In 1948, the Bautzen state court sentenced 39 guards to penitentiary terms for their role in the maltreatment of Hainewalde prisoners. The trial was conducted under the auspices of the Soviet occupation, but further details are not known. No additional information has emerged so far about Hainewalde, for which further research is needed.

== Specific prisoners ==

=== Axel Eggebrecht ===
Axel Eggebrecht was held at Hainewalde from April to May 1933. A resident of Berlin, he was visiting his father in Leipzig at the time of his arrest, March 5, 1933, which coincided with Germany's election day. After a month in jail, he was delivered to Hainewalde. As the prisoners entered the gate, a teacher among them joked that the castle once held the "favorites" of the Saxon king, August the Strong. A guard then put them through a mindless initiation rite. With the command, "Right leg, high!" Eggebrecht raised his leg like a "stork". When the SA next issued the impossible order to raise the left leg as well, he refused to do so, in the gruff language of the barracks. In the exchange that followed, the guard ascertained that Eggebrecht was a World War veteran. Eggebrecht soon realized, however, that his military service meant little to the guards. Stereotyped as an intellectual, he was ordered to work in a humiliating labor command. "Aha-the scriptwriter from Berlin!" Sturmführer Jirka exclaimed, "I have something extra fine for you-the shit detail!"

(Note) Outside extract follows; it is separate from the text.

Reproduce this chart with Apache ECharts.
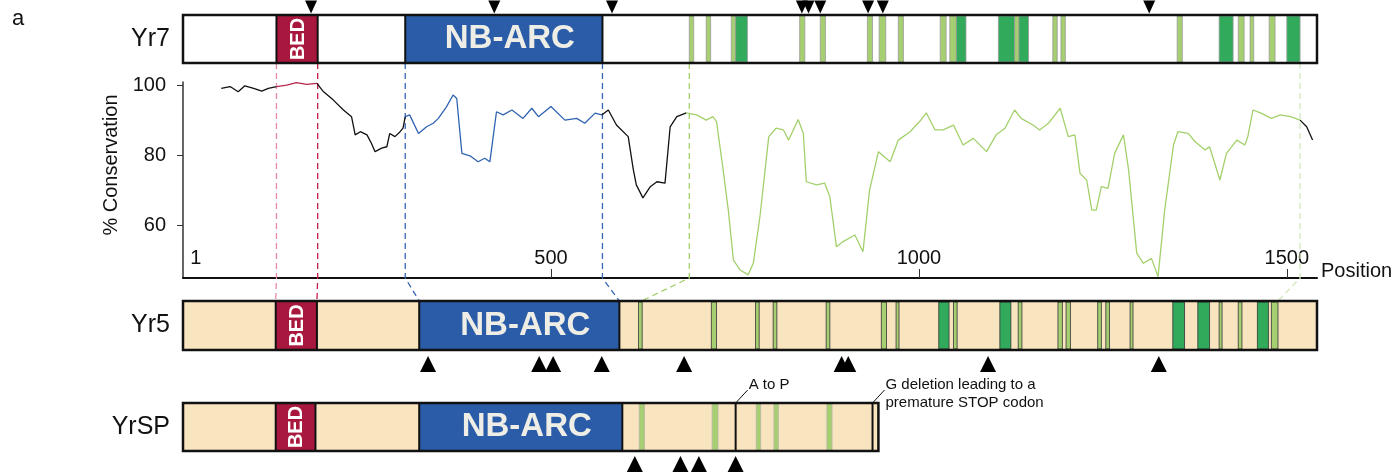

Eggebrecht recalled a rumor that the prisoners would be released on May Day, but it turned out not to have any foundation.

Eggebrecht was interrogated, but not tortured. In this regard his experience contrasted with other Hainewalde prisoners. Eggebrecht recalled the interrogator's interest in how he had gotten mixed up with the Communists, after growing up in a "good home". His release came through his father's intercession with an influential Saxon official, Professor Apel. Eggebrecht's father wrote him about Apel's interest in his case. Sometime later, his father visited him at the camp. Exclaiming that the conditions were "unworthy" of his son, the father added that he should be patient, because "it won't last much longer!" Several days later, Eggebrecht was released after signing a promise not to circulate "atrocity stories".

=== Benno Berg ===
Eggebrecht's bunkmate, a Jewish prisoner named Benno Berg, experienced a rare moment of humor after a reeducation session. A Nazi Kreisleiter lectured the detainees on the Jewish threat, quoting the stock phrase, "the Jews are our misfortune." After the speech, he inspected the prisoners and stopped in front of Berg. In response to the Kreisleiter's questions, Berg gave his name and birthplace: "Berg, from Reichenberg, Bohemia." Not realizing that the prisoner was Jewish, the Nazi announced: "A Sudeten national comrade! Bravo! All of you will come to us again!" Eggebrecht added: "The big shot's fat hand struck the 'non-Aryan' appreciatively on the shoulder. 'For myself, you are the model of the true SA man! Heil Hitler!' Hand raised, he strutted away."

==Notes==
This article incorporates text from the United States Holocaust Memorial Museum, and has been released under the GFDL.